>> It sounds like adding physical RAM is better than enabling swap in
>> every way.  I'll stay in the anti-swap camp.
>
> I don't see why it has to be one way *or* the other...
>
> Yes more RAM is always going to be better than more swap, RAM is just
> way faster than disk, however byte-per-byte, disk is cheaper.
>
> The whole reason why we have swap.. back in the olden days, some
> programs needed more RAM than perhaps the system provided.  Some of
> these program were written with this in mind, and actually handled this
> by manually writing some of it's data to disk, then freeing that data
> from RAM, doing something, then when it needed the disk data, reading it
> back into RAM (after having freed the previous data).  This is of course
> cumbersome.  Enter virtual memory operating systems, which basically
> treat fast memory (RAM) and slow memory (disk) as one flat memory pool.

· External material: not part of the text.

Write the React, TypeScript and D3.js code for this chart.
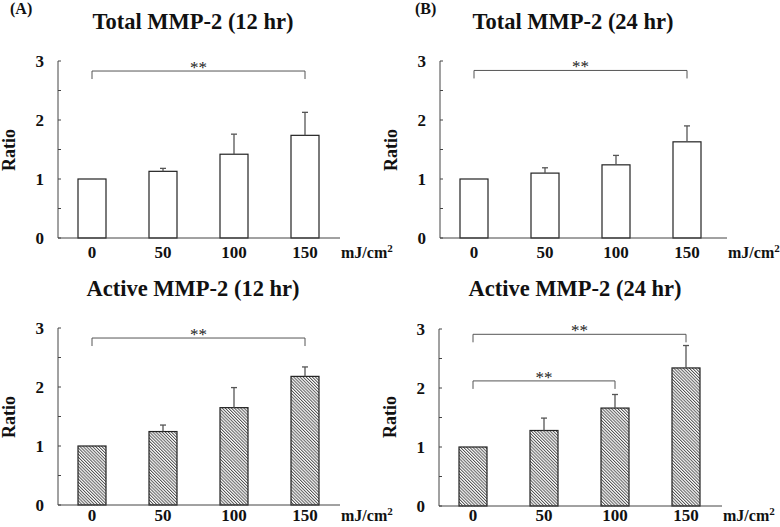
import React from "react";
import * as d3 from "d3";

const doses = ["0", "50", "100", "150"];
const yTicks = [0, 1, 2, 3];
const yMinorTicks = [0.5, 1.5, 2.5];

const totalMMP12 = [1.0, 1.13, 1.42, 1.74];
const totalMMP12Err = [0, 0.05, 0.34, 0.39];
const totalMMP24 = [1.0, 1.1, 1.24, 1.63];
const totalMMP24Err = [0, 0.09, 0.16, 0.27];
const activeMMP12 = [1.0, 1.245, 1.65, 2.18];
const activeMMP12Err = [0, 0.11, 0.34, 0.16];
const activeMMP24 = [1.0, 1.28, 1.66, 2.34];
const activeMMP24Err = [0, 0.21, 0.23, 0.38];

type Sig = { from: string; to: string; level: number; label: string };
const sigTotal12: Sig[] = [{ from: "0", to: "150", level: 2.83, label: "**" }];
const sigTotal24: Sig[] = [{ from: "0", to: "150", level: 2.84, label: "**" }];
const sigActive12: Sig[] = [{ from: "0", to: "150", level: 2.83, label: "**" }];
const sigActive24: Sig[] = [
  { from: "0", to: "150", level: 2.91, label: "**" },
  { from: "0", to: "100", level: 2.12, label: "**" },
];

const FONT = "'Liberation Serif', 'Times New Roman', serif";

type PanelProps = {
  title: string;
  titleX: number;
  titleY: number;
  axisX: number;
  xEnd: number;
  yTop: number;
  yBottom: number;
  values: number[];
  errors: number[];
  sigs: Sig[];
  hatched: boolean;
  ratioY: number;
  labelDy: number;
};

function Panel(p: PanelProps) {
  const y = d3.scaleLinear().domain([0, 3]).range([p.yBottom, p.yTop]);
  const x = d3
    .scalePoint<string>()
    .domain(doses)
    .range([p.axisX + 34, p.axisX + 247]);
  const bw = 28;
  const fill = p.hatched ? "url(#hatch)" : "#fff";
  return (
    <g>
      <text
        x={p.titleX}
        y={p.titleY}
        textAnchor="middle"
        fontFamily={FONT}
        fontWeight="bold"
        fontSize={22.5}
        fill="#111"
      >
        {p.title}
      </text>
      <text
        transform={`translate(${p.axisX - 43},${p.ratioY}) rotate(-90)`}
        textAnchor="middle"
        fontFamily={FONT}
        fontWeight="bold"
        fontSize={18}
        fill="#111"
      >
        Ratio
      </text>
      {/* y axis */}
      <line x1={p.axisX} x2={p.axisX} y1={y(3)} y2={y(0)} stroke="#444" strokeWidth={1} />
      {yTicks.concat(yMinorTicks).map((t) => (
        <line key={"t" + t} x1={p.axisX} x2={p.axisX + 3} y1={y(t)} y2={y(t)} stroke="#444" strokeWidth={1} />
      ))}
      {yTicks.map((t) => (
        <text
          key={"l" + t}
          x={p.axisX - 14}
          y={y(t) + 6}
          textAnchor="end"
          fontFamily={FONT}
          fontWeight="bold"
          fontSize={17}
          fill="#111"
        >
          {t}
        </text>
      ))}
      {/* bars */}
      {doses.map((d, i) => (
        <g key={d}>
          <rect
            x={(x(d) as number) - bw / 2}
            y={y(p.values[i])}
            width={bw}
            height={y(0) - y(p.values[i])}
            fill={fill}
            stroke="#222"
            strokeWidth={1.2}
          />
          {p.errors[i] > 0 && (
            <g stroke="#555" strokeWidth={1.3}>
              <line
                x1={x(d) as number}
                x2={x(d) as number}
                y1={y(p.values[i])}
                y2={y(p.values[i] + p.errors[i])}
              />
              <line
                x1={(x(d) as number) - 3}
                x2={(x(d) as number) + 3}
                y1={y(p.values[i] + p.errors[i])}
                y2={y(p.values[i] + p.errors[i])}
              />
            </g>
          )}
          <text
            x={x(d) as number}
            y={p.yBottom + p.labelDy}
            textAnchor="middle"
            fontFamily={FONT}
            fontWeight="bold"
            fontSize={17}
            fill="#111"
          >
            {d}
          </text>
        </g>
      ))}
      {/* x axis */}
      <line x1={p.axisX} x2={p.xEnd} y1={y(0)} y2={y(0)} stroke="#444" strokeWidth={1} />
      <text
        x={p.xEnd + 1}
        y={p.yBottom + p.labelDy}
        fontFamily={FONT}
        fontWeight="bold"
        fontSize={16}
        fill="#111"
      >
        mJ/cm
        <tspan dy={-6} fontSize={11}>
          2
        </tspan>
      </text>
      {/* significance */}
      {p.sigs.map((s, i) => {
        const x1 = x(s.from) as number;
        const x2 = x(s.to) as number;
        const yy = y(s.level);
        return (
          <g key={"s" + i}>
            <path
              d={`M${x1},${yy + 8}V${yy}H${x2}V${yy + 8}`}
              fill="none"
              stroke="#555"
              strokeWidth={1}
            />
            <text
              x={(x1 + x2) / 2}
              y={yy + 2}
              textAnchor="middle"
              fontFamily={FONT}
              fontSize={17}
              fill="#222"
            >
              {s.label}
            </text>
          </g>
        );
      })}
    </g>
  );
}

export default function App() {
  return (
    <svg
      width={780}
      height={527}
      style={{ position: "absolute", left: 0, top: 0, background: "#fff" }}
    >
      <defs>
        <pattern
          id="hatch"
          patternUnits="userSpaceOnUse"
          width={2.2}
          height={2.2}
          patternTransform="rotate(-45)"
        >
          <rect width={2.2} height={2.2} fill="#fff" />
          <line x1={0.5} x2={0.5} y1={0} y2={2.2} stroke="#444" strokeWidth={0.9} />
        </pattern>
      </defs>
      <rect width={780} height={527} fill="#fff" />
      <text x={10} y={14} fontFamily={FONT} fontWeight="bold" fontSize={16} fill="#111">
        (A)
      </text>
      <text x={415} y={14} fontFamily={FONT} fontWeight="bold" fontSize={16} fill="#111">
        (B)
      </text>
      <Panel
        title="Total MMP-2 (12 hr)"
        titleX={193}
        titleY={29}
        axisX={58}
        xEnd={340}
        yTop={61}
        yBottom={238}
        values={totalMMP12}
        errors={totalMMP12Err}
        sigs={sigTotal12}
        hatched={false}
        ratioY={150}
        labelDy={20}
      />
      <Panel
        title="Total MMP-2 (24 hr)"
        titleX={573}
        titleY={29}
        axisX={440}
        xEnd={727}
        yTop={61}
        yBottom={238}
        values={totalMMP24}
        errors={totalMMP24Err}
        sigs={sigTotal24}
        hatched={false}
        ratioY={150}
        labelDy={20}
      />
      <Panel
        title="Active MMP-2 (12 hr)"
        titleX={193}
        titleY={296}
        axisX={58}
        xEnd={340}
        yTop={328}
        yBottom={505}
        values={activeMMP12}
        errors={activeMMP12Err}
        sigs={sigActive12}
        hatched={true}
        ratioY={417}
        labelDy={16}
      />
      <Panel
        title="Active MMP-2 (24 hr)"
        titleX={575}
        titleY={296}
        axisX={439}
        xEnd={722}
        yTop={329}
        yBottom={506}
        values={activeMMP24}
        errors={activeMMP24Err}
        sigs={sigActive24}
        hatched={true}
        ratioY={417}
        labelDy={15}
      />
    </svg>
  );
}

> Then the program it all looks like memory, and the OS does the paging in
> and out to disk.
>
> By now you would think "oh, but if I just had one system that had a more
> RAM than i would ever use simultaneously, then I don't need swap, right?
> Well, not exactly, because modern operationg systems also do something
> called filesystem caching.  What this does is, recently, and often used
> (parts of) files on the filesystem are kept into fast RAM, so when a
> program needs that data it can be fetched from cached RAM instead of
> hitting slower disk.  Ok, that's nice, but what does that have to do
> with swap?  Well, not only does Linux keep track of what files are used 
> often, it
> also keeps track of what pages of virtual memory are *not* used often.

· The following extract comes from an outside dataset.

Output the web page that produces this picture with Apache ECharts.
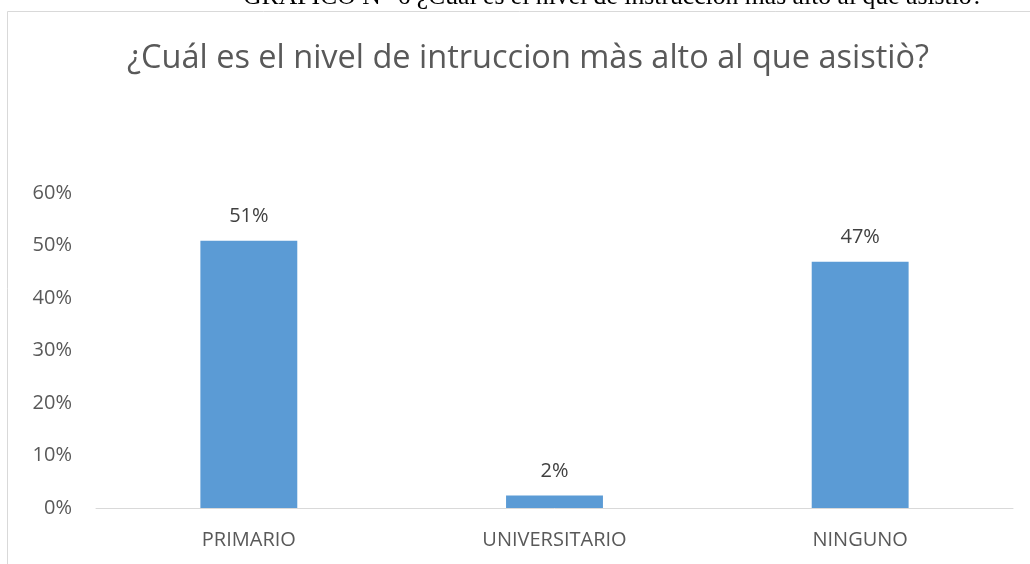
<!DOCTYPE html>
<html><head><meta charset="utf-8">
<script src="https://cdn.jsdelivr.net/npm/echarts@6/dist/echarts.min.js"></script>
<style>html,body{margin:0;padding:0;background:#fff}#c{width:1030px;height:564px}</style>
</head><body><div id="c"></div>
<script>
const categories = ['PRIMARIO', 'UNIVERSITARIO', 'NINGUNO'];
const values = [0.509, 0.024, 0.469];
const yTicks = [0, 0.1, 0.2, 0.3, 0.4, 0.5, 0.6];
const titleText = '¿Cuál es el nivel de intruccion màs alto al que asistiò?';
const captionText = 'GRAFICO N° 6 ¿Cuál es el nivel de instrucción más alto al que asistió?';

const chart = echarts.init(document.getElementById('c'), null, {renderer: 'canvas'});
chart.setOption({
  animation: false,
  backgroundColor: '#fff',
  title: {
    text: titleText, left: 122, top: 37,
    textStyle: {fontFamily: 'Open Sans', fontSize: 32.5, fontWeight: 'normal', color: '#595959'}
  },
  graphic: [
    {type: 'rect', shape: {x: 7.5, y: 11.5, width: 1040, height: 600}, style: {fill: 'none', stroke: '#d9d9d9', lineWidth: 1}, z: -1},
    {type: 'text', left: 243, top: -16, style: {text: captionText, font: '25.7px "Liberation Serif"', fill: '#000'}}
  ],
  grid: {left: 96, right: 17, top: 193, bottom: 56, containLabel: false},
  xAxis: {
    type: 'category', data: categories,
    axisLine: {lineStyle: {color: '#d9d9d9', width: 1}},
    axisTick: {show: false},
    axisLabel: {color: '#595959', fontFamily: 'Open Sans', fontSize: 20, margin: 22}
  },
  yAxis: {
    type: 'value', min: yTicks[0], max: yTicks[yTicks.length - 1], interval: 0.1,
    splitLine: {show: false}, axisLine: {show: false}, axisTick: {show: false},
    axisLabel: {color: '#595959', fontFamily: 'Open Sans', fontSize: 20, margin: 24,
      formatter: v => Math.round(v * 100) + '%'}
  },
  series: [{
    type: 'bar', data: values, barWidth: '31.7%',
    itemStyle: {color: '#5b9bd5'},
    label: {show: true, position: 'top', distance: 14, color: '#404040', fontFamily: 'Open Sans', fontSize: 20,
      formatter: p => Math.round(p.value * 100) + '%'}
  }]
});
</script></body></html>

> Say you started some program a long time ago, or some program launches
> at boot time, but that program sleeps and doesn't do anything for a long
> time.  Now ordinarily that program would just sit there taking up RAM.

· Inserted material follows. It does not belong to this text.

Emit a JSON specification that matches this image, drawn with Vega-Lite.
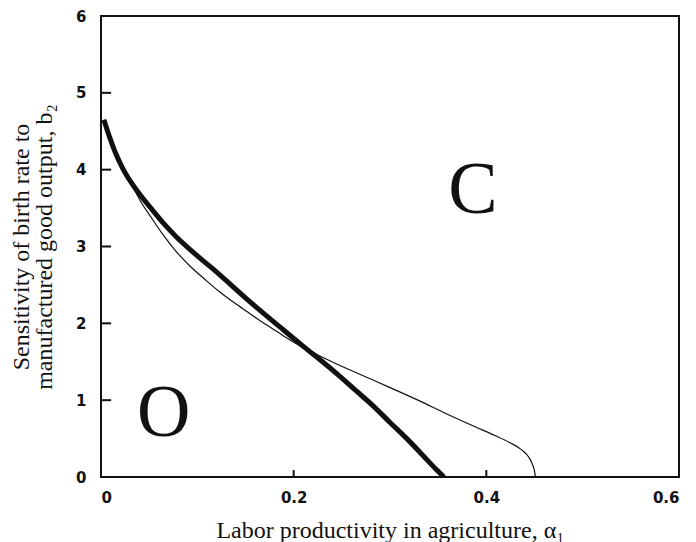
{
  "$schema": "https://vega.github.io/schema/vega-lite/v6.json",
  "width": 578,
  "height": 461,
  "autosize": {"type": "none"},
  "padding": {"left": 101, "top": 16, "right": 17, "bottom": 65},
  "background": "white",
  "config": {
    "view": {"stroke": "#111", "strokeWidth": 2},
    "axis": {"grid": false, "labelFont": "DejaVu Sans", "labelFontWeight": "bold", "labelFontSize": 15, "labelColor": "#111",
             "titleFont": "Liberation Serif", "titleFontWeight": "normal", "titleFontSize": 24, "titleColor": "#111"}
  },
  "datasets": {
    "curves": [
      {"a": 0.003, "b": 4.65, "s": "thick"},
      {"a": 0.009, "b": 4.42, "s": "thick"},
      {"a": 0.015, "b": 4.22, "s": "thick"},
      {"a": 0.022, "b": 4.03, "s": "thick"},
      {"a": 0.032, "b": 3.82, "s": "thick"},
      {"a": 0.042, "b": 3.65, "s": "thick"},
      {"a": 0.053, "b": 3.48, "s": "thick"},
      {"a": 0.065, "b": 3.30, "s": "thick"},
      {"a": 0.077, "b": 3.14, "s": "thick"},
      {"a": 0.097, "b": 2.91, "s": "thick"},
      {"a": 0.118, "b": 2.69, "s": "thick"},
      {"a": 0.152, "b": 2.31, "s": "thick"},
      {"a": 0.186, "b": 1.95, "s": "thick"},
      {"a": 0.210, "b": 1.70, "s": "thick"},
      {"a": 0.230, "b": 1.50, "s": "thick"},
      {"a": 0.248, "b": 1.31, "s": "thick"},
      {"a": 0.265, "b": 1.12, "s": "thick"},
      {"a": 0.283, "b": 0.92, "s": "thick"},
      {"a": 0.300, "b": 0.71, "s": "thick"},
      {"a": 0.319, "b": 0.48, "s": "thick"},
      {"a": 0.335, "b": 0.27, "s": "thick"},
      {"a": 0.347, "b": 0.11, "s": "thick"},
      {"a": 0.356, "b": 0.00, "s": "thick"},
      {"a": 0.003, "b": 4.65, "s": "thin"},
      {"a": 0.012, "b": 4.30, "s": "thin"},
      {"a": 0.022, "b": 4.02, "s": "thin"},
      {"a": 0.032, "b": 3.80, "s": "thin"},
      {"a": 0.042, "b": 3.57, "s": "thin"},
      {"a": 0.052, "b": 3.38, "s": "thin"},
      {"a": 0.064, "b": 3.16, "s": "thin"},
      {"a": 0.077, "b": 2.95, "s": "thin"},
      {"a": 0.092, "b": 2.75, "s": "thin"},
      {"a": 0.108, "b": 2.57, "s": "thin"},
      {"a": 0.123, "b": 2.41, "s": "thin"},
      {"a": 0.138, "b": 2.27, "s": "thin"},
      {"a": 0.153, "b": 2.14, "s": "thin"},
      {"a": 0.168, "b": 2.01, "s": "thin"},
      {"a": 0.183, "b": 1.89, "s": "thin"},
      {"a": 0.198, "b": 1.77, "s": "thin"},
      {"a": 0.217, "b": 1.64, "s": "thin"},
      {"a": 0.238, "b": 1.51, "s": "thin"},
      {"a": 0.268, "b": 1.34, "s": "thin"},
      {"a": 0.299, "b": 1.17, "s": "thin"},
      {"a": 0.329, "b": 1.00, "s": "thin"},
      {"a": 0.359, "b": 0.82, "s": "thin"},
      {"a": 0.389, "b": 0.65, "s": "thin"},
      {"a": 0.409, "b": 0.54, "s": "thin"},
      {"a": 0.424, "b": 0.45, "s": "thin"},
      {"a": 0.436, "b": 0.36, "s": "thin"},
      {"a": 0.444, "b": 0.26, "s": "thin"},
      {"a": 0.448, "b": 0.16, "s": "thin"},
      {"a": 0.450, "b": 0.08, "s": "thin"},
      {"a": 0.451, "b": 0.00, "s": "thin"}
    ],
    "labels": [
      {"a": 0.065, "b": 0.53, "t": "O"},
      {"a": 0.386, "b": 3.44, "t": "C"}
    ],
    "yticks": [{"v": 1}, {"v": 2}, {"v": 3}, {"v": 4}, {"v": 5}],
    "xticks": [{"v": 0.2}, {"v": 0.4}]
  },
  "layer": [
    {
      "data": {"name": "curves"},
      "mark": {"type": "line", "color": "#111", "interpolate": "monotone", "clip": true},
      "encoding": {
        "x": {"field": "a", "type": "quantitative", "scale": {"domain": [0, 0.6], "nice": false},
              "axis": {"values": [0, 0.2, 0.4, 0.6], "format": "~g", "title": "Labor productivity in agriculture, α₁",
                       "domain": false, "ticks": false, "labelPadding": 13, "titlePadding": 13}},
        "y": {"field": "b", "type": "quantitative", "scale": {"domain": [0, 6], "nice": false},
              "axis": {"values": [0, 1, 2, 3, 4, 5, 6], "format": "~g", "title": ["Sensitivity of birth rate to", "manufactured good output, b₂"],
                       "domain": false, "ticks": false, "labelPadding": 15, "titlePadding": 19, "titleLineHeight": 23}},
        "detail": {"field": "s", "type": "nominal"},
        "strokeWidth": {"field": "s", "type": "nominal", "scale": {"domain": ["thick", "thin"], "range": [5, 1.2]}, "legend": null},
        "order": {"field": "a", "type": "quantitative"}
      }
    },
    {
      "data": {"name": "yticks"},
      "mark": {"type": "rule", "color": "#111", "strokeWidth": 2},
      "encoding": {
        "y": {"field": "v", "type": "quantitative"},
        "x": {"datum": 0},
        "x2": {"datum": 0.0105}
      }
    },
    {
      "data": {"name": "xticks"},
      "mark": {"type": "rule", "color": "#111", "strokeWidth": 2},
      "encoding": {
        "x": {"field": "v", "type": "quantitative"},
        "y": {"datum": 0},
        "y2": {"datum": 0.09}
      }
    },
    {
      "data": {"name": "labels"},
      "mark": {"type": "text", "font": "Liberation Serif", "fontSize": 74, "align": "center", "baseline": "alphabetic", "color": "#111"},
      "encoding": {
        "x": {"field": "a", "type": "quantitative"},
        "y": {"field": "b", "type": "quantitative"},
        "text": {"field": "t", "type": "nominal"}
      }
    }
  ]
}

> Now you are running some other programs, and these programs are very
> actively hitting the disk.  Now Linux would love to use more RAM for
> caching those disk hits, but that program you haven't touched in hours
> is taking up RAM doing nothing.
>
> That's where swap comes in.  Linux would like to take that sleeping
> process and swap some of its pages out to disk, so it can use the freed
> RAM for more cache, and therefore speed up the programs that are
> actually being used.  Then, if the barely used process ever does wake
> up, Linux can expire some cache and put it back into RAM.
>
> In this case swap *is* good because it's making more efficient use of
> RAM by swapping out seldom-used processes and using that RAM to cache
> often-accessed files.
>
> So a healthy combination of swap and RAM *can* be a good thing.  If,
> however, you have so much RAM that you can run every program you'd ever
> run simultaneously with every file you'd ever access cached in RAM then
> I wouldn't worry about swap ;)

So swap isn't treated exactly like RAM.  It actually has special
handling in Linux which makes it beneficial to have on almost any
Linux system?  According to Alan, things get very bad when a Linux
system hits swap.  How can behavior like this be beneficial:

"When a linux machine hits swap, it does so very aggressively, there
is nothing nice about it at all. The entire machine slows to a
painstaking crawl for easily a minute at a time while the kernel
writes pages out to disk, and disk is thousands of times slower than
RAM.

It gets so bad that you can't even run a shell properly to try and see
what's going on and kill the actual memory hog."

Also, aren't you likely to wear out your hard disk sooner using swap?